Sri Lanka has slipped from 16th place on the World Economic Forum’s Global Gender Gap Index in 2010 to 130th in 2025 — a fall of more than 100 places in 15 years — according to the country’s first Country Gender Equality Profile (CGEP) launched by UN Women.
UN Women Regional Director for Asia and the Pacific Christine Arab released the report at the end of a two-day official visit to Colombo on March 25–26. The profile examines women’s economic and political participation, education, health, poverty and social protection, safety and security, and the impact of climate change, alongside an assessment of the country’s legal and institutional frameworks.
The CGEP finds that despite Sri Lanka’s high ranking on the UN Human Development Index — first in South Asia as of 2022 — gender parity indicators have moved sharply in the opposite direction. The report points to persistent inequalities and discriminatory social norms that continue to constrain women’s labour force participation and political representation.
“Gender equality is fundamental to Sri Lanka’s inclusive recovery and long-term resilience. Data, strong institutions and meaningful partnerships are essential,” Arab said at the launch.
Dr. Padma Gunaratne, a member of the National Commission on Women, said Sri Lanka “stands at a critical moment to strengthen its gender governance architecture” and called for the Commission to be made both independent and adequately resourced. Samitha Sugathimala of the Foundation for Innovative Social Development said “collective action among civil society actors is not just important but essential to resist pushback.”
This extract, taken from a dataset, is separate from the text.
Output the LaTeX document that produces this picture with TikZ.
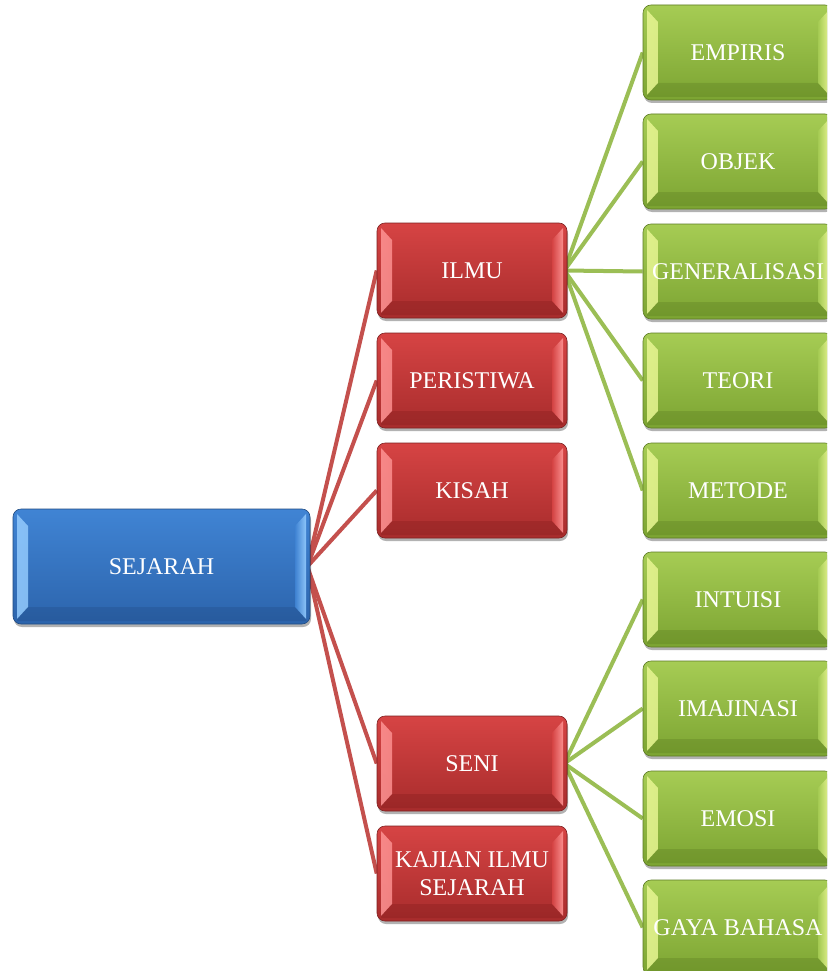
\documentclass[tikz,border=0pt]{standalone}
\usepackage{fontspec}
\setmainfont{Liberation Serif}
\usetikzlibrary{calc,shadows,backgrounds}
\definecolor{bluetop}{RGB}{64,132,212}
\definecolor{bluebot}{RGB}{44,100,172}
\definecolor{bluelight}{RGB}{150,205,255}
\definecolor{bluedark}{RGB}{25,60,110}
\definecolor{redtop}{RGB}{214,68,68}
\definecolor{redbot}{RGB}{168,44,44}
\definecolor{redlight}{RGB}{255,150,150}
\definecolor{reddark}{RGB}{110,20,20}
\definecolor{greentop}{RGB}{166,204,84}
\definecolor{greenbot}{RGB}{124,164,50}
\definecolor{greenlight}{RGB}{235,248,150}
\definecolor{greendark}{RGB}{70,100,20}
\definecolor{redline}{RGB}{196,80,77}
\definecolor{greenline}{RGB}{155,190,85}
\tikzset{
  bevelbox/.style n args={4}{
    rectangle, rounded corners=8pt, minimum width=190pt, minimum height=95pt,
    inner sep=2pt, top color=#1, bottom color=#2, draw=#2!75!black, line width=0.6pt,
    text=white, font=\fontsize{24}{28}\selectfont, align=center,
    drop shadow={shadow xshift=1pt, shadow yshift=-3pt, opacity=0.3, fill=black},
    path picture={
      \path[sharp corners, left color=#3, right color=#1, opacity=0.85]
        let \p1=(path picture bounding box.north west), \p2=(path picture bounding box.south east) in
        (\x1+4pt,\y1-5pt) -- (\x1+15pt,\y1-17pt) -- (\x1+15pt,\y2+17pt) -- (\x1+4pt,\y2+5pt) -- cycle;
      \path[sharp corners, right color=#3, left color=#1, opacity=0.9]
        let \p1=(path picture bounding box.north west), \p2=(path picture bounding box.south east) in
        (\x2-4pt,\y1-5pt) -- (\x2-15pt,\y1-17pt) -- (\x2-15pt,\y2+17pt) -- (\x2-4pt,\y2+5pt) -- cycle;
      \fill[sharp corners, #4, opacity=0.22]
        let \p1=(path picture bounding box.north west), \p2=(path picture bounding box.south east) in
        (\x1+4pt,\y2+5pt) -- (\x1+15pt,\y2+17pt) -- (\x2-15pt,\y2+17pt) -- (\x2-4pt,\y2+5pt) -- (\x2-4pt,\y2+3pt) -- (\x1+4pt,\y2+3pt) -- cycle;
    }
  },
  bluebox/.style={bevelbox={bluetop}{bluebot}{bluelight}{bluedark}, minimum width=297pt, minimum height=115pt},
  redbox/.style={bevelbox={redtop}{redbot}{redlight}{reddark}},
  greenbox/.style={bevelbox={greentop}{greenbot}{greenlight}{greendark}},
  redconn/.style={draw=redline, line width=4pt},
  greenconn/.style={draw=greenline, line width=4pt},
}
\begin{document}
\begin{tikzpicture}[x=1pt,y=1pt]
\useasboundingbox (0,0) rectangle (827,-971);
\clip (0,0) rectangle (827,-971);

\node[bluebox] (sej) at (161.5,-566.5) {SEJARAH};

\node[redbox] (ilmu)   at (472,-270.5) {ILMU};
\node[redbox] (peris)  at (472,-380.5) {PERISTIWA};
\node[redbox] (kisah)  at (472,-490.5) {KISAH};
\node[redbox] (seni)   at (472,-763.5) {SENI};
\node[redbox] (kajian) at (472,-873.5) {KAJIAN ILMU\\SEJARAH};

\node[greenbox] (emp)    at (738,-52.5)  {EMPIRIS};
\node[greenbox] (obj)    at (738,-161.5) {OBJEK};
\node[greenbox] (gen)    at (738,-271.5) {GENERALISASI};
\node[greenbox] (teori)  at (738,-380.5) {TEORI};
\node[greenbox] (metode) at (738,-490.5) {METODE};
\node[greenbox] (intu)   at (738,-599.5) {INTUISI};
\node[greenbox] (imaj)   at (738,-708.5) {IMAJINASI};
\node[greenbox] (emosi)  at (738,-818.5) {EMOSI};
\node[greenbox] (gaya)   at (738,-927.5) {GAYA BAHASA};

\begin{pgfonlayer}{background}
\fill[white] (0,0) rectangle (827,-971);
\foreach \t in {ilmu,peris,kisah,seni,kajian}
  \draw[redconn] ($(sej.east)+(-3,0)$) -- (\t.west);
\foreach \t in {emp,obj,gen,teori,metode}
  \draw[greenconn] ($(ilmu.east)+(-3,0)$) -- (\t.west);
\foreach \t in {intu,imaj,emosi,gaya}
  \draw[greenconn] ($(seni.east)+(-3,0)$) -- (\t.west);
\end{pgfonlayer}
\end{tikzpicture}
\end{document}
During the visit, Arab met Minister of Women and Child Affairs Saroja Savithri Paulraj, senior government officials, members of the National Commission on Women and diplomats from Australia, Canada and Japan. The report recommends gender-transformative governance reforms, stronger institutions, increased investment in sex-disaggregated data, and multi-stakeholder partnerships to accelerate progress towards the 2030 Sustainable Development Goals.